投稿: | 2013年7月27日 (土) 22時46分
コメントどうもありがとうございます。
わたしも、久々のマーラーであり、バルビローリでした。
懐かしくも、いろんな思い出を呼び覚ます演奏で、捨てがたい1枚ですね。
投稿: yokochan | 2013年7月29日 (月) 00時49分
この演奏はCDを買って聴きましたが
正直感動できません。
イエス・キリスト教会の録音のせいか?
音がまろやか過ぎて
第1楽章の激しい葛藤が均せれています。
ただ第4楽章ではそれがプラスに転じ
聴きほれるのですが…
それだけこの曲のハードルは高いと思います。
失礼ながら…
投稿: 影の王子 | 2013年7月31日 (水) 21時39分
影の王子さん、こんばんは。
そうですか、そのようにお聴きになられましたか。
録音の好き嫌いは、EMIゆえに大きく左右すると思います。
わたしも、LP時代とCD時代とで、大きく印象のことなる音盤をいくつも経験しました。

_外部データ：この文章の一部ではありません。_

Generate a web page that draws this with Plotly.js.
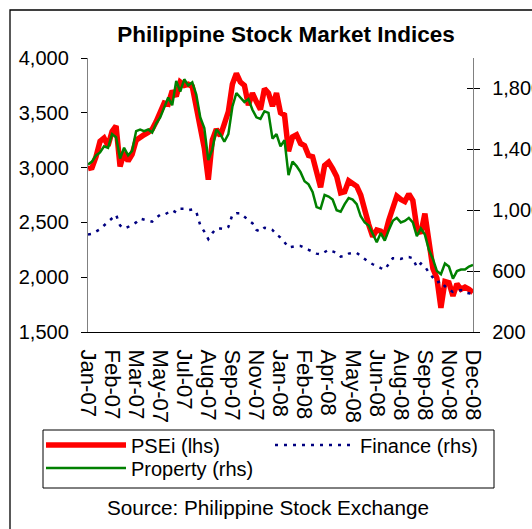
<!DOCTYPE html>
<html>
<head>
<meta charset="utf-8">
<script src="https://cdn.plot.ly/plotly-3.0.1.min.js"></script>
<style>html,body{margin:0;padding:0;background:#fff;}#chart{width:532px;height:529px;}</style>
</head>
<body>
<div id="chart"></div>
<script>
// weekly trading index (0 = first week of Jan-07, 96 = last week of Dec-08)
const tickLabels = ["Jan-07","Feb-07","Mar-07","May-07","Jul-07","Aug-07","Sep-07","Nov-07","Jan-08","Feb-08","Apr-08","May-08","Jun-08","Aug-08","Sep-08","Nov-08","Dec-08"];

const psei = [2990,3000,3100,3240,3270,3200,3330,3380,3010,3140,3060,3120,3250,3280,3300,3320,3350,3420,3520,3590,
  3580,3700,3650,3780,3750,3760,3740,3560,3330,3180,2890,3250,3350,3290,3400,3510,3760,3860,3780,3750,
  3570,3680,3600,3530,3720,3680,3560,3680,3500,3480,3150,3280,3300,3220,3200,3110,3100,2950,2820,3020,
  3050,2990,2920,2770,2780,2880,2860,2830,2750,2600,2480,2370,2430,2420,2380,2520,2620,2740,2710,2690,
  2760,2700,2450,2400,2580,2300,2080,1990,1720,1960,1950,1830,1940,1890,1910,1890,1860];

const property = [1300,1320,1360,1380,1420,1410,1500,1480,1340,1410,1360,1390,1520,1530,1520,1530,1510,1570,1610,1680,
  1740,1690,1850,1780,1860,1820,1840,1760,1610,1540,1330,1400,1530,1500,1450,1500,1680,1770,1740,1710,
  1730,1660,1610,1600,1650,1640,1470,1500,1420,1460,1230,1320,1290,1250,1190,1170,1120,1020,1010,1100,
  1090,1070,1000,990,1040,1080,1070,1040,960,920,900,850,790,850,800,870,930,950,920,930,
  950,920,830,880,840,740,680,600,580,650,630,550,600,610,610,630,640];

const finance = [840,845,860,875,900,925,950,970,900,880,890,905,920,945,940,935,925,950,970,970,
  985,1000,985,1010,1010,1000,1005,990,900,860,810,850,880,880,875,890,970,980,980,955,
  935,915,870,860,885,880,870,840,820,790,755,760,765,765,755,740,728,715,710,725,
  740,730,720,695,700,715,720,720,700,675,660,645,630,620,610,650,685,685,680,690,
  692,685,625,650,630,590,555,525,535,500,478,463,470,475,458,455,450];

const weeks = psei.map((_, i) => i);
const tickVals = tickLabels.map((_, k) => k * 6);

const FONT = "Liberation Sans, Arial, sans-serif";
const W = 532, H = 529;
const M = {l: 88, r: 59, t: 58, b: 197};
const PW = W - M.l - M.r, PH = H - M.t - M.b;
const px = x => (x - M.l) / PW;
const py = y => (H - M.b - y) / PH;

const traces = [
  {x: weeks, y: psei, name: "PSEi (lhs)", type: "scatter", mode: "lines",
   line: {color: "#FF0000", width: 5.5}, yaxis: "y", legend: "legend"},
  {x: weeks, y: property, name: "Property (rhs)", type: "scatter", mode: "lines",
   line: {color: "#008000", width: 2.5}, yaxis: "y2", legend: "legend3"},
  {x: weeks, y: finance, name: "Finance (rhs)", type: "scatter", mode: "lines",
   line: {color: "#000080", width: 2.5, dash: "3px,6px"}, yaxis: "y2", legend: "legend2"}
];

const legendBase = {
  orientation: "v", xanchor: "left", yanchor: "middle",
  bgcolor: "rgba(0,0,0,0)", borderwidth: 0,
  font: {family: FONT, size: 20, color: "#000"},
  itemwidth: 80, itemclick: false, itemdoubleclick: false
};

const layout = {
  width: W, height: H,
  margin: M,
  paper_bgcolor: "#fff", plot_bgcolor: "#fff",
  font: {family: FONT, size: 20, color: "#000"},
  title: {text: "<b>Philippine Stock Market Indices</b>", font: {family: FONT, size: 22.5, color: "#000"},
          x: 286 / W, xref: "container", xanchor: "center", y: 1 - 34 / H, yref: "container", yanchor: "middle"},
  showlegend: true,
  legend: Object.assign({}, legendBase, {x: px(41), y: py(445)}),
  legend2: Object.assign({}, legendBase, {x: px(270), y: py(445)}),
  legend3: Object.assign({}, legendBase, {x: px(41), y: py(468)}),
  xaxis: {
    range: [0, 96], tickmode: "array", tickvals: tickVals, ticktext: tickLabels,
    tickangle: 90, ticks: "", showgrid: false, zeroline: false,
    showline: true, linecolor: "#000", linewidth: 1.2,
    tickfont: {family: FONT, size: 22, color: "#000"}, ticklabelstandoff: 12
  },
  yaxis: {
    range: [1500, 4000], dtick: 500, tickformat: ",d", showgrid: false, zeroline: false,
    showline: true, linecolor: "#808080", linewidth: 1.2,
    ticks: "outside", ticklen: 6, tickcolor: "#000", tickwidth: 1,
    tickfont: {family: FONT, size: 20, color: "#000"}, ticklabelstandoff: 8
  },
  yaxis2: {
    overlaying: "y", side: "right", anchor: "x",
    range: [200, 2000], tickmode: "array",
    tickvals: [200, 600, 1000, 1400, 1800], ticktext: ["200", "600", "1,000", "1,400", "1,800"],
    showgrid: false, zeroline: false,
    showline: true, linecolor: "#808080", linewidth: 1.2,
    ticks: "outside", ticklen: 6, tickcolor: "#000", tickwidth: 1,
    tickfont: {family: FONT, size: 20, color: "#000"}, ticklabelstandoff: 8
  },
  yaxis3: {
    overlaying: "y", side: "right", anchor: "x",
    range: [200, 2000], tickmode: "array", tickvals: [200, 600, 1000, 1400, 1800],
    showticklabels: false, showgrid: false, zeroline: false, showline: false,
    ticks: "inside", ticklen: 6, tickcolor: "#000", tickwidth: 1
  },
  shapes: [
    {type: "rect", xref: "paper", yref: "paper", x0: px(10), x1: px(560), y0: py(560), y1: py(10),
     line: {color: "#000", width: 1.3}, fillcolor: "rgba(0,0,0,0)", layer: "below"},
    {type: "rect", xref: "paper", yref: "paper", x0: px(43), x1: px(494), y0: py(488), y1: py(430),
     line: {color: "#000", width: 1}, fillcolor: "rgba(0,0,0,0)"}
  ],
  annotations: [
    {text: "Source: Philippine Stock Exchange", xref: "paper", yref: "paper",
     x: px(268), y: py(507), xanchor: "center", yanchor: "middle", showarrow: false,
     font: {family: FONT, size: 20.7, color: "#000"}}
  ]
};

traces.push({x: [0], y: [null], yaxis: "y3", showlegend: false, hoverinfo: "skip", type: "scatter", mode: "lines"});

Plotly.newPlot("chart", traces, layout, {displayModeBar: false, staticPlot: true});
</script>
</body>
</html>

バルビは、そのなり声からなにまで、どうしても許容してしまい、その特殊な個性は二の次になってしまう指揮者のひとりです。
英国音楽とシベリウスが前提としてあるからです。
マーラーの音楽は、記事に書きましたが、軽い感じで聴けるものも好きなわたくしです。
バルビの不思議な軽さも、ありだと思ってます。
投稿: yokochan | 2013年8月 2日 (金) 00時23分
こんばんは。
バルビローリのマーラー大好きです。
来日直前で亡くなられたことは本当に残念です。
先日のコンヴィチュニーもそうですが
当時は日本に来日すると良くないと言う噂が
あったようですね。
セル、クリュイタンス、カイルベルト…
投稿: よしお | 2013年10月27日 (日) 19時28分
よしおさん、こんにちは。
バルビのマーラーは独特のものがありますね。
千人以外は聴くことができるのこともありがたいことです。
ニューフィルハーモニアがバルビローリなしで、来日したときは、あまり実感がなかったのですが、その後に、クラシック音楽を深めるにつれ、本当に、惜しいことだったと地団駄踏むようになりました。
マーラーの1番やシベリウスが、その予定演目に入ってましたから!
ご指摘のとおりの指揮者名、見ると確かにそうですね。
でもベームやチェリのような長老もいますから、いまはその噂は払底されましたね!
投稿: yokochan | 2013年10月27日 (日) 23時15分
はじめまして。バルビローリのマーラー懐かしいです。中学生の時毎月ボックオフに行って買ったマーラーのCDのうちの一つです。(1番テンシュテット、2番クレンペラー、3番5番ブーレーズ、4番7番バーンスタイン、6番9番バルビローリ、8番ラトル、大地の歌ショルティ)今日はバイトが休みですので久しぶりにバルビローリのマーラー聞いてみたいと思います。長文失礼いたしました。
投稿: 弦楽器愛好家 | 2021年3月22日 (月) 12時33分
弦楽器愛好家さん、こんにちは。
中学生時に揃えられたマーラーのラインナップ、なかなか的確かつ魅力的な演奏家の振り分けですね。
バルビローリの6番、9番はおおいに賛同できます。
ともかく、多くの演奏がいまでは聴くことができる9番。
バルビローリの演奏ほど、優しく滋味深いものはないかと思います。
コメントどうもありがとうございました。